> Data section
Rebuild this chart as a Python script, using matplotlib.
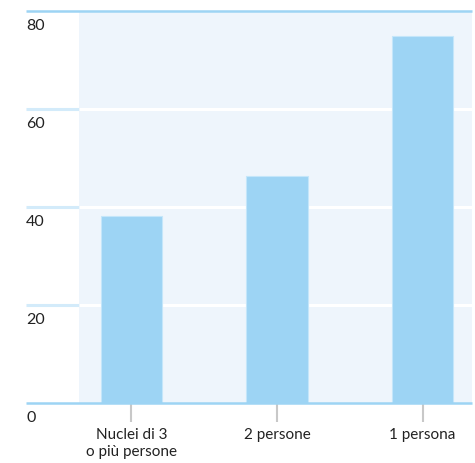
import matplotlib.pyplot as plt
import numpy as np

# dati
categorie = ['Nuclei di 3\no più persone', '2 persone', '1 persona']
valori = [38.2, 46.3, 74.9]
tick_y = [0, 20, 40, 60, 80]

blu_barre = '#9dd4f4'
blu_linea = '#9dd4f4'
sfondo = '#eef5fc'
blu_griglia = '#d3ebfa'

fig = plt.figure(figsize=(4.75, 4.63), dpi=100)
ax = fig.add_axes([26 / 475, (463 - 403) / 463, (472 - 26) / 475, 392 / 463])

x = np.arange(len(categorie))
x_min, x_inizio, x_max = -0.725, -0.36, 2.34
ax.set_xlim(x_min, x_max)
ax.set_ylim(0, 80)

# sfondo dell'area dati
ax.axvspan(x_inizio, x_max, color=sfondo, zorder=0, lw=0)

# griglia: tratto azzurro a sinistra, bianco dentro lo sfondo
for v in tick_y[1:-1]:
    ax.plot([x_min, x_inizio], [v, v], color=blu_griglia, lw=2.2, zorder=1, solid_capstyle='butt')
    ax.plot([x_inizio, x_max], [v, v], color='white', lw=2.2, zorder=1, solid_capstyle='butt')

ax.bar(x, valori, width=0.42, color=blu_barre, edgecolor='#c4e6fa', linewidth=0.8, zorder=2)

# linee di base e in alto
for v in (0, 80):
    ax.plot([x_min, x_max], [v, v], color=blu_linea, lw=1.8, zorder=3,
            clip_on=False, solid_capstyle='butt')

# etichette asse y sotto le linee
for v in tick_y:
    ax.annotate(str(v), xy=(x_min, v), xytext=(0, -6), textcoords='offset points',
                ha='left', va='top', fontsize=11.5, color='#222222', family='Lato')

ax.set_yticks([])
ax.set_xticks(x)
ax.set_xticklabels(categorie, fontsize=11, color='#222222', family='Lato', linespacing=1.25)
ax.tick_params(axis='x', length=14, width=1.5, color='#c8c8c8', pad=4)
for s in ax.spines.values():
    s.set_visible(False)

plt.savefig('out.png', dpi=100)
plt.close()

> The exercise
Set the lines above down again, word for word, from the first through the one containing "fontsize=11.5, color='#222222', family='Lato')"; pictures excluded.

> The answer
Rebuild this chart as a Python script, using matplotlib.
import matplotlib.pyplot as plt
import numpy as np

# dati
categorie = ['Nuclei di 3\no più persone', '2 persone', '1 persona']
valori = [38.2, 46.3, 74.9]
tick_y = [0, 20, 40, 60, 80]

blu_barre = '#9dd4f4'
blu_linea = '#9dd4f4'
sfondo = '#eef5fc'
blu_griglia = '#d3ebfa'

fig = plt.figure(figsize=(4.75, 4.63), dpi=100)
ax = fig.add_axes([26 / 475, (463 - 403) / 463, (472 - 26) / 475, 392 / 463])

x = np.arange(len(categorie))
x_min, x_inizio, x_max = -0.725, -0.36, 2.34
ax.set_xlim(x_min, x_max)
ax.set_ylim(0, 80)

# sfondo dell'area dati
ax.axvspan(x_inizio, x_max, color=sfondo, zorder=0, lw=0)

# griglia: tratto azzurro a sinistra, bianco dentro lo sfondo
for v in tick_y[1:-1]:
    ax.plot([x_min, x_inizio], [v, v], color=blu_griglia, lw=2.2, zorder=1, solid_capstyle='butt')
    ax.plot([x_inizio, x_max], [v, v], color='white', lw=2.2, zorder=1, solid_capstyle='butt')

ax.bar(x, valori, width=0.42, color=blu_barre, edgecolor='#c4e6fa', linewidth=0.8, zorder=2)

# linee di base e in alto
for v in (0, 80):
    ax.plot([x_min, x_max], [v, v], color=blu_linea, lw=1.8, zorder=3,
            clip_on=False, solid_capstyle='butt')

# etichette asse y sotto le linee
for v in tick_y:
    ax.annotate(str(v), xy=(x_min, v), xytext=(0, -6), textcoords='offset points',
                ha='left', va='top', fontsize=11.5, color='#222222', family='Lato')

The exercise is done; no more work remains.